What kind of data repositores are you using? Are you using a relational store, and if so, do you use some type of an Object Relational Mapper (ORM) such as the .NET Entity Framework or NHibernate? Are you calling web services? Is the data RESTful? Is the data in plain text, XML, or .ini files?

WOW! That’s alot of stuff to consider and deal with. So, how do you cut through all the chaos in your Brownfield application? You have five options:

  • Horizontal layers – not very appealing from a technical standpoint.
  • Module by module – not a small undertaking
  • Bottom up – In this case, you start to update the data access layer and move up to the UI
  • Top down – start at the UI and move down to the data access layer
  • Slicing – probably the most appealing. Take one very small piece of functionality, for example, save a patient record, and rework all the code needed to do that, from UI to data access.

What about your code? Is it good? Is it DRY? Are you practicing YAGNI? How about SOLID? Do you practice Separation of Concerns? These are all techniques to make your code easier to read and maintain.

Do you use Design Patterns? Do you stay away from the Singleton pattern, that is probably the most elitist pattern in the world?
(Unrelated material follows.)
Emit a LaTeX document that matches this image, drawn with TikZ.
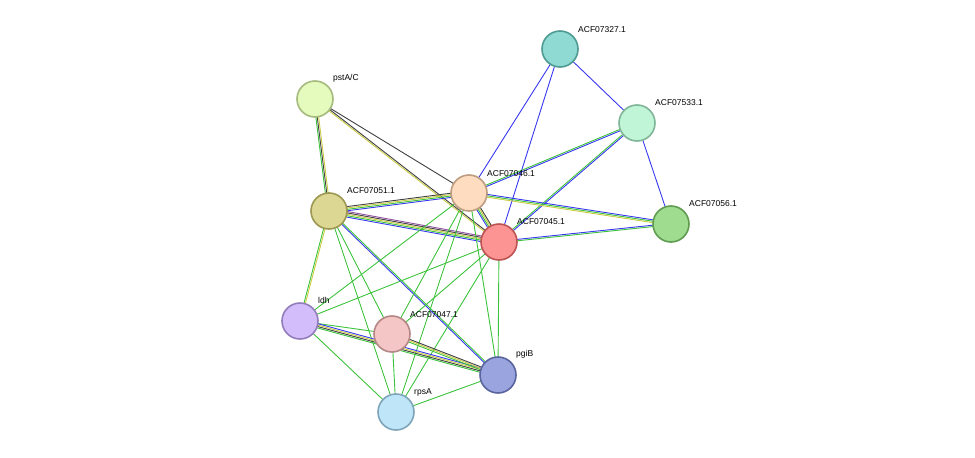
\documentclass[tikz,border=0pt]{standalone}
\usepackage{fontspec}
\setmainfont{Liberation Sans}
\usetikzlibrary{calc}
\definecolor{cgreen}{HTML}{3CC33C}
\definecolor{cblue}{HTML}{3838F0}
\definecolor{cyellow}{HTML}{CCCC44}
\definecolor{cblack}{HTML}{404040}
\definecolor{cpurple}{HTML}{9050A0}
\tikzset{
	prot/.style={circle, minimum size=36pt, inner sep=0pt, line width=1.6pt},
	lab/.style={anchor=south west, inner sep=1pt, font=\fontsize{8.5}{10}\selectfont},
	edge/.style={line width=0.9pt}
}
% parallel coloured links between two nodes
\newcommand{\plink}[3]{%
	\foreach \c [count=\i] in {#3} {\global\let\nlinks\i}%
	\foreach \c [count=\i] in {#3} {%
		\pgfmathsetmacro{\o}{(\i-(\nlinks+1)/2)*1.4}%
		\draw[edge, \c] ($(#1)!\o pt!90:(#2)$) -- ($(#2)!\o pt!-90:(#1)$);
	}}
\begin{document}
\begin{tikzpicture}[x=1pt, y=-1pt]
	\useasboundingbox (0,0) rectangle (975,458);
	
	\coordinate (c327) at (560,49);
	\coordinate (c533) at (637,123);
	\coordinate (c056) at (671,224);
	\coordinate (cpst) at (315,99);
	\coordinate (c046) at (469,193);
	\coordinate (c051) at (329,211);
	\coordinate (c045) at (499,242);
	\coordinate (cldh) at (300,321);
	\coordinate (c047) at (392,334);
	\coordinate (cpgi) at (498,375);
	\coordinate (crps) at (396,412);
	
	% links
	\plink{c327}{c046}{cblue}
	\plink{c327}{c045}{cblue}
	\plink{c327}{c533}{cblue}
	\plink{c533}{c056}{cblue}
	\plink{c533}{c046}{cgreen,cblue}
	\plink{c533}{c045}{cgreen,cblue}
	\plink{c046}{c056}{cyellow,cgreen,cblue}
	\plink{c045}{c056}{cgreen,cblue}
	\plink{cpst}{c051}{cgreen,cblack,cyellow}
	\plink{cpst}{c046}{cblack}
	\plink{cpst}{c045}{cyellow,cblack}
	\plink{c051}{c046}{cblue,cgreen,cyellow,cblack}
	\plink{c051}{c045}{cblue,cgreen,cyellow,cblack,cpurple}
	\plink{c046}{c045}{cblue,cgreen,cyellow,cblack}
	\plink{c051}{cldh}{cgreen,cyellow}
	\plink{c051}{c047}{cgreen}
	\plink{c051}{crps}{cgreen}
	\plink{c051}{cpgi}{cblue,cgreen}
	\plink{c046}{cldh}{cgreen}
	\plink{c046}{c047}{cgreen}
	\plink{c046}{crps}{cgreen}
	\plink{c046}{cpgi}{cgreen}
	\plink{c045}{cldh}{cgreen}
	\plink{c045}{c047}{cgreen}
	\plink{c045}{crps}{cgreen}
	\plink{c045}{cpgi}{cgreen}
	\plink{cldh}{c047}{cgreen}
	\plink{cldh}{cpgi}{cgreen,cblack,cyellow,cblue}
	\plink{cldh}{crps}{cgreen}
	\plink{c047}{cpgi}{cgreen,cyellow,cblack}
	\plink{c047}{crps}{cgreen}
	\plink{crps}{cpgi}{cgreen}
	
	% proteins
	\node[prot, fill={rgb,255:red,143;green,218;blue,211}, draw={rgb,255:red,79;green,154;blue,147}] (n327) at (c327) {};
	\node[prot, fill={rgb,255:red,192;green,245;blue,216}, draw={rgb,255:red,128;green,181;blue,152}] (n533) at (c533) {};
	\node[prot, fill={rgb,255:red,160;green,220;blue,144}, draw={rgb,255:red,96;green,156;blue,80}] (n056) at (c056) {};
	\node[prot, fill={rgb,255:red,229;green,251;blue,189}, draw={rgb,255:red,165;green,187;blue,125}] (npst) at (cpst) {};
	\node[prot, fill={rgb,255:red,253;green,220;blue,191}, draw={rgb,255:red,189;green,156;blue,127}] (n046) at (c046) {};
	\node[prot, fill={rgb,255:red,220;green,216;blue,148}, draw={rgb,255:red,156;green,152;blue,84}] (n051) at (c051) {};
	\node[prot, fill={rgb,255:red,252;green,148;blue,147}, draw={rgb,255:red,188;green,84;blue,83}] (n045) at (c045) {};
	\node[prot, fill={rgb,255:red,212;green,189;blue,251}, draw={rgb,255:red,148;green,125;blue,187}] (nldh) at (cldh) {};
	\node[prot, fill={rgb,255:red,245;green,198;blue,198}, draw={rgb,255:red,181;green,134;blue,134}] (n047) at (c047) {};
	\node[prot, fill={rgb,255:red,154;green,165;blue,224}, draw={rgb,255:red,90;green,101;blue,160}] (npgi) at (cpgi) {};
	\node[prot, fill={rgb,255:red,191;green,229;blue,248}, draw={rgb,255:red,127;green,165;blue,184}] (nrps) at (crps) {};
	
	% labels
	\node[lab] (l327) at (577,34) {ACF07327.1};
	\node[lab] (l533) at (654,107) {ACF07533.1};
	\node[lab] (l056) at (688,208) {ACF07056.1};
	\node[lab] (lpst) at (332,83) {pstA/C};
	\node[lab] (l046) at (486,178) {ACF07046.1};
	\node[lab] (l051) at (346,195) {ACF07051.1};
	\node[lab] (l045) at (516,226) {ACF07045.1};
	\node[lab] (lldh) at (317,305) {ldh};
	\node[lab] (l047) at (409,319) {ACF07047.1};
	\node[lab] (lpgi) at (515,359) {pgiB};
	\node[lab] (lrps) at (413,397) {rpsA};
\end{tikzpicture}
\end{document}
Finally, are you improving confidence that your code, and the application are good? Here are some things you can do:

  • Reduce regression errors
  • Make it know that what you’re doing is difficult
  • Do integration tests
  • Refactor your code
  • Add unit tests
  • Know that it’s 100% fallacy that you will ever get 100% of your code under test. And you shouldn’t care. You only need to test the things you need confidence in.
  • Set your direction and know where you are going form here.
  • Do code katas to improve your coding skills

If you want to know more about Brownfield development, there are two books that have very valuable information. The first, Brownfield Development in .NET, is by the guy that presented the seminar, Donald Becham. Don’t let .NET in the title scare you away if you aren’t doing .NET development. All the concepts apply, it’s the tools that are different. The second book is Working Effectively with Legacy Code by Michael Feathers.

You can survive Brownfield development. With the concepts and tools these two books present, survival may not only be easier, but you may thrive in a Brownfield application.